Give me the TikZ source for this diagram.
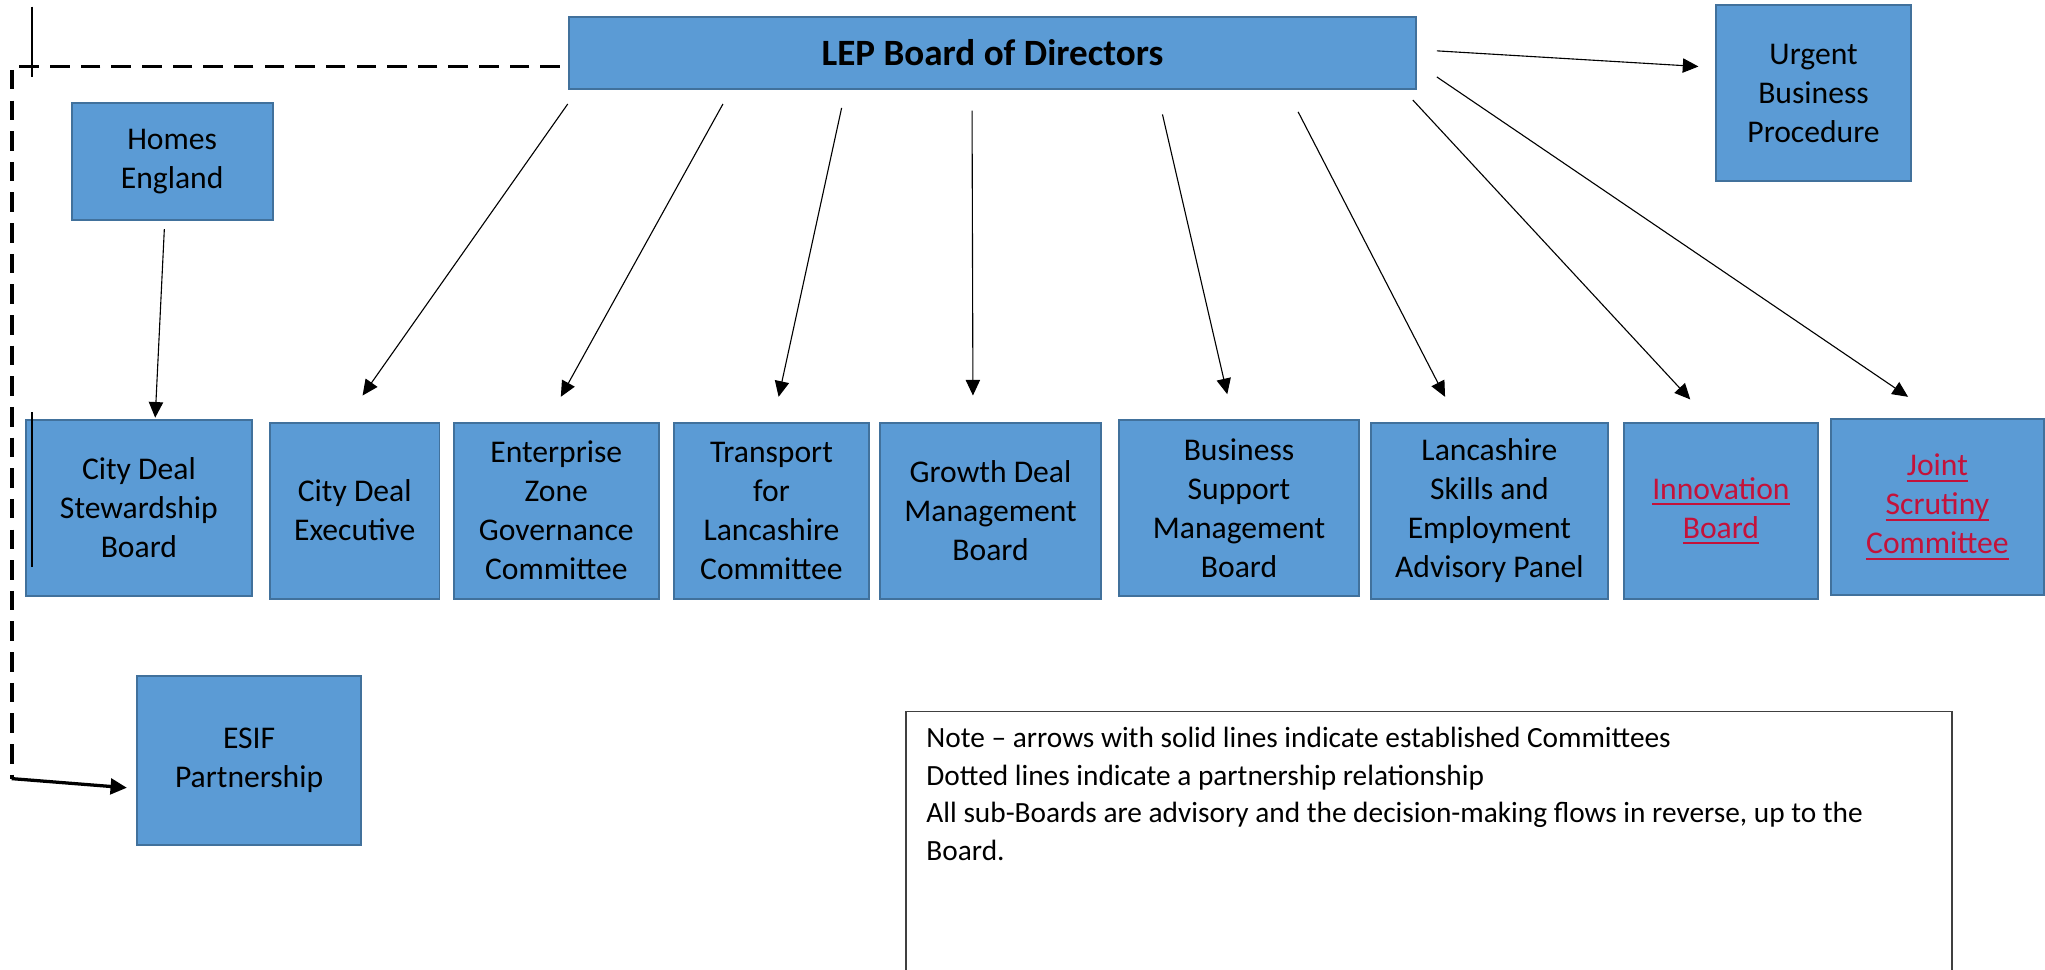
\documentclass[tikz,border=0pt]{standalone}
\usepackage{fontspec}
\setmainfont{Carlito}
\usetikzlibrary{arrows.meta}
\definecolor{boxblue}{RGB}{91,155,213}
\definecolor{boxedge}{RGB}{65,113,156}
\definecolor{linkred}{RGB}{196,18,58}
\newcommand{\redlink}[1]{{\color{linkred}\setbox0\hbox{#1}\rlap{\rule[-2.6pt]{\wd0}{0.75pt}}\box0}}

\begin{document}
\begin{tikzpicture}[x=0.02cm, y=-0.02cm,
   board/.style={draw=boxedge, fill=boxblue, line width=0.03cm, align=center,
      inner sep=0pt, font=\fontsize{13.8}{17}\selectfont},
   arr/.style={line width=0.017cm, -{Triangle[length=0.24cm,width=0.22cm]}},
   dashline/.style={line width=0.06cm, dash pattern=on 0.3cm off 0.17cm},
   partarr/.style={line width=0.05cm, -{Triangle[length=0.25cm,width=0.24cm]}}
]
   \useasboundingbox (0,0) rectangle (1568,743);
   \clip (0,0) rectangle (1568,743);

   % top level
   \node[board, minimum width=13cm, minimum height=1.1cm,
      font=\fontsize{16.2}{19}\selectfont\bfseries] (lep) at (761,40.5) {LEP Board of Directors};
   \node[board, minimum width=2.98cm, minimum height=2.7cm] (urgent) at (1390.5,71.5) {Urgent\\Business\\Procedure};
   \node[board, minimum width=3.08cm, minimum height=1.8cm] (homes) at (132,124) {Homes\\England};

   % committees
   \node[board, minimum width=3.46cm, minimum height=2.7cm] (cds) at (106.5,389.5) {City Deal\\Stewardship\\Board};
   \node[board, minimum width=2.6cm, minimum height=2.7cm] (cde) at (272,391.5) {City Deal\\Executive};
   \node[board, minimum width=3.14cm, minimum height=2.7cm] (ezg) at (426.5,391.5) {Enterprise\\Zone\\Governance\\Committee};
   \node[board, minimum width=2.98cm, minimum height=2.7cm] (tfl) at (591.5,391.5) {Transport\\for\\Lancashire\\Committee};
   \node[board, minimum width=3.38cm, minimum height=2.7cm] (gdm) at (759.5,391.5) {Growth Deal\\Management\\Board};
   \node[board, minimum width=3.68cm, minimum height=2.7cm] (bsm) at (950,389.5) {Business\\Support\\Management\\Board};
   \node[board, minimum width=3.64cm, minimum height=2.7cm] (lse) at (1142,391.5) {Lancashire\\Skills and\\Employment\\Advisory Panel};
   \node[board, minimum width=2.98cm, minimum height=2.7cm] (inb) at (1319.5,391.5) {\redlink{Innovation}\\\redlink{Board}};
   \node[board, minimum width=3.26cm, minimum height=2.7cm] (jsc) at (1485.5,388.5) {\redlink{Joint}\\\redlink{Scrutiny}\\\redlink{Committee}};

   \node[board, minimum width=3.44cm, minimum height=2.6cm] (esif) at (191,583) {ESIF\\Partnership};

   % note
   \node[draw=black!75, line width=0.025cm, minimum width=16.04cm, minimum height=4.5cm,
      anchor=north west, inner sep=0pt] (note) at (694,545) {};
   \node[anchor=north west, inner sep=0pt, align=left, font=\fontsize{12.8}{16.5}\selectfont]
      (notetext) at (710,557) {Note – arrows with solid lines indicate established Committees\\
      Dotted lines indicate a partnership relationship\\
      All sub-Boards are advisory and the decision-making flows in reverse, up to the\\
      Board.};

   % arrows
   \foreach \tgt/\sx/\sy/\ex/\ey in {cde/0/11/6/-20, ezg/119/11/3.5/-19, tfl/210/14/5.5/-19,
         gdm/310/16/-13.5/-20, bsm/456/19/-9/-19, lse/560/17/-34/-19, inb/648/8/-23.5/-17}
      \draw[arr] ([shift={(\sx,\sy)}]lep.south west) -- ([shift={(\ex,\ey)}]\tgt.north);
   \draw[arr] ([shift={(15,18.5)}]lep.east) -- ([shift={(-22.5,-16)}]jsc.north);
   \draw[arr] ([shift={(15,-1.5)}]lep.east) -- ([shift={(-13,-20.5)}]urgent.west);
   \draw[arr] ([shift={(-6,6)}]homes.south) -- ([shift={(12.5,-1)}]cds.north);

   % partnership
   \coordinate (bend) at (9,597);
   \draw[dashline] ([shift={(-6,10.5)}]lep.west) -| (bend);
   \draw[partarr] (bend) -- ([shift={(-7,21)}]esif.west);

   \draw[line width=0.025cm] (24.5,5) -- (24.5,59);
   \draw[line width=0.025cm] (24.5,316) -- (24.5,435);
\end{tikzpicture}
\end{document}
----------------------------------------
_Your instructions_. Except for the pictures, copy the material above exactly.

_Final answer_.
Give me the TikZ source for this diagram.
\documentclass[tikz,border=0pt]{standalone}
\usepackage{fontspec}
\setmainfont{Carlito}
\usetikzlibrary{arrows.meta}
\definecolor{boxblue}{RGB}{91,155,213}
\definecolor{boxedge}{RGB}{65,113,156}
\definecolor{linkred}{RGB}{196,18,58}
\newcommand{\redlink}[1]{{\color{linkred}\setbox0\hbox{#1}\rlap{\rule[-2.6pt]{\wd0}{0.75pt}}\box0}}

\begin{document}
\begin{tikzpicture}[x=0.02cm, y=-0.02cm,
   board/.style={draw=boxedge, fill=boxblue, line width=0.03cm, align=center,
      inner sep=0pt, font=\fontsize{13.8}{17}\selectfont},
   arr/.style={line width=0.017cm, -{Triangle[length=0.24cm,width=0.22cm]}},
   dashline/.style={line width=0.06cm, dash pattern=on 0.3cm off 0.17cm},
   partarr/.style={line width=0.05cm, -{Triangle[length=0.25cm,width=0.24cm]}}
]
   \useasboundingbox (0,0) rectangle (1568,743);
   \clip (0,0) rectangle (1568,743);

   % top level
   \node[board, minimum width=13cm, minimum height=1.1cm,
      font=\fontsize{16.2}{19}\selectfont\bfseries] (lep) at (761,40.5) {LEP Board of Directors};
   \node[board, minimum width=2.98cm, minimum height=2.7cm] (urgent) at (1390.5,71.5) {Urgent\\Business\\Procedure};
   \node[board, minimum width=3.08cm, minimum height=1.8cm] (homes) at (132,124) {Homes\\England};

   % committees
   \node[board, minimum width=3.46cm, minimum height=2.7cm] (cds) at (106.5,389.5) {City Deal\\Stewardship\\Board};
   \node[board, minimum width=2.6cm, minimum height=2.7cm] (cde) at (272,391.5) {City Deal\\Executive};
   \node[board, minimum width=3.14cm, minimum height=2.7cm] (ezg) at (426.5,391.5) {Enterprise\\Zone\\Governance\\Committee};
   \node[board, minimum width=2.98cm, minimum height=2.7cm] (tfl) at (591.5,391.5) {Transport\\for\\Lancashire\\Committee};
   \node[board, minimum width=3.38cm, minimum height=2.7cm] (gdm) at (759.5,391.5) {Growth Deal\\Management\\Board};
   \node[board, minimum width=3.68cm, minimum height=2.7cm] (bsm) at (950,389.5) {Business\\Support\\Management\\Board};
   \node[board, minimum width=3.64cm, minimum height=2.7cm] (lse) at (1142,391.5) {Lancashire\\Skills and\\Employment\\Advisory Panel};
   \node[board, minimum width=2.98cm, minimum height=2.7cm] (inb) at (1319.5,391.5) {\redlink{Innovation}\\\redlink{Board}};
   \node[board, minimum width=3.26cm, minimum height=2.7cm] (jsc) at (1485.5,388.5) {\redlink{Joint}\\\redlink{Scrutiny}\\\redlink{Committee}};

   \node[board, minimum width=3.44cm, minimum height=2.6cm] (esif) at (191,583) {ESIF\\Partnership};

   % note
   \node[draw=black!75, line width=0.025cm, minimum width=16.04cm, minimum height=4.5cm,
      anchor=north west, inner sep=0pt] (note) at (694,545) {};
   \node[anchor=north west, inner sep=0pt, align=left, font=\fontsize{12.8}{16.5}\selectfont]
      (notetext) at (710,557) {Note – arrows with solid lines indicate established Committees\\
      Dotted lines indicate a partnership relationship\\
      All sub-Boards are advisory and the decision-making flows in reverse, up to the\\
      Board.};

   % arrows
   \foreach \tgt/\sx/\sy/\ex/\ey in {cde/0/11/6/-20, ezg/119/11/3.5/-19, tfl/210/14/5.5/-19,
         gdm/310/16/-13.5/-20, bsm/456/19/-9/-19, lse/560/17/-34/-19, inb/648/8/-23.5/-17}
      \draw[arr] ([shift={(\sx,\sy)}]lep.south west) -- ([shift={(\ex,\ey)}]\tgt.north);
   \draw[arr] ([shift={(15,18.5)}]lep.east) -- ([shift={(-22.5,-16)}]jsc.north);
   \draw[arr] ([shift={(15,-1.5)}]lep.east) -- ([shift={(-13,-20.5)}]urgent.west);
   \draw[arr] ([shift={(-6,6)}]homes.south) -- ([shift={(12.5,-1)}]cds.north);

   % partnership
   \coordinate (bend) at (9,597);
   \draw[dashline] ([shift={(-6,10.5)}]lep.west) -| (bend);
   \draw[partarr] (bend) -- ([shift={(-7,21)}]esif.west);

   \draw[line width=0.025cm] (24.5,5) -- (24.5,59);
   \draw[line width=0.025cm] (24.5,316) -- (24.5,435);
\end{tikzpicture}
\end{document}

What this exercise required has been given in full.